Which rows will be affected?
import numpy as np
my_data.iloc[::3,-1] = np.nan
nan unchanged unchanged nan unchanged unchanged nan ...
DataFrame:
transform DataFrame to numpy array
my_data.values
DataFrame:
get the index column
my_data.index
DataFrame:
Create a new column with some values
df[‘new_col’] = 0
DataFrame:
Assign new names for the columns
df.columns = [‘name’,’surname’,’age’]
DataFrame: Fully define pandas csv import with 1) custom column names, 2) what multiple values indicate invalid data, 3) what symbol separates values, 4) transform a column to datetime, 5) how not to show first few rows.
path = /folder/file.csv
col_names = [‘name’, ‘surname’, ‘age’]
pd.read_csv(path, header = none, names = col_names, na_values = ‘-1’)
DataFrame:
If csv has year, month, day in separate columns, how to read_csv so tha it combines the 3 columns in one.
pd.read_csv(path, parse_dates = [[0 , 1 , 2]] )
DataFrame:
Get rid of one column in dataframe. How would you do it?

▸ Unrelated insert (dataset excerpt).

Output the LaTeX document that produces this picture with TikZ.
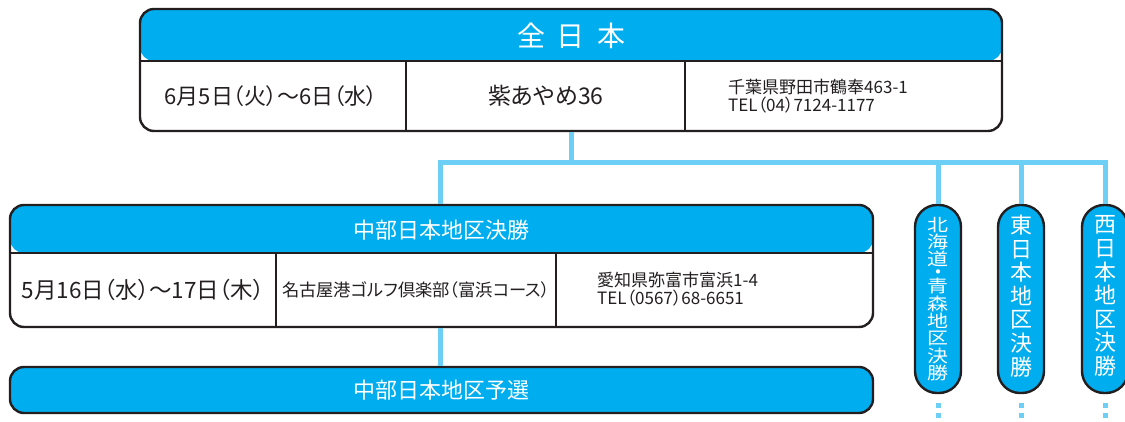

If the df has more columns than needed, define meaningul cols names
meaningful_columns = [‘name’, ‘surname’]
assign the columns to itself
df = df[meaningful_columns]
DataFrame:
Export the the dataframe to csv or excel
path = ‘my_file.csv’
df.to_csv(path)
path2 = ‘my_file2.xlsx
df.to_excel(path2)
DataFrame:
If data has a column with dates, that you want to have as index how would you import that csv
pd.read_csv(path, index_col = ‘dates’, parse_dates = True)
DataFrame:
Have the name of the plot lines on the plot.

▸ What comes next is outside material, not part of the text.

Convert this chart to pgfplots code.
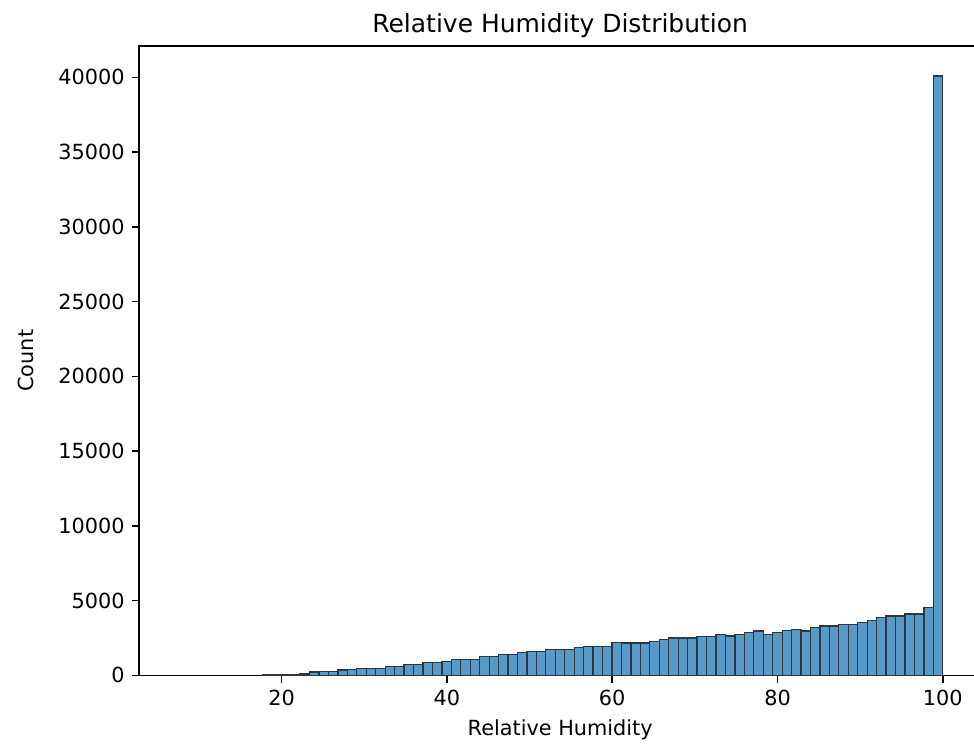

df[‘open’].plot(legend = True)
df[‘close’].plot(legend = True)
plt.show()
DataFrame:
Plot specific columns (not the index).
df. plot( x = ‘Month’, y = [‘salary’, ‘overhead’]
plt. show()
DataFrame:
Create a scatter plot with different sizes of dots.
df. plot(kind = ‘scatter’, x = ‘year’, y = ‘age’, s = df[‘size’])
plt. show()
DataFrame:
Plot two columns separately. Create a box plot.
df[‘first’, ‘second’].plot(kind = ‘box’, subplots = True)
plt.show()
DataFrame:
Create a CDF and PDF plots in two rows. Scale the vertical axis. Change the horizontal division - make it finer. State the horizontal from … to… values.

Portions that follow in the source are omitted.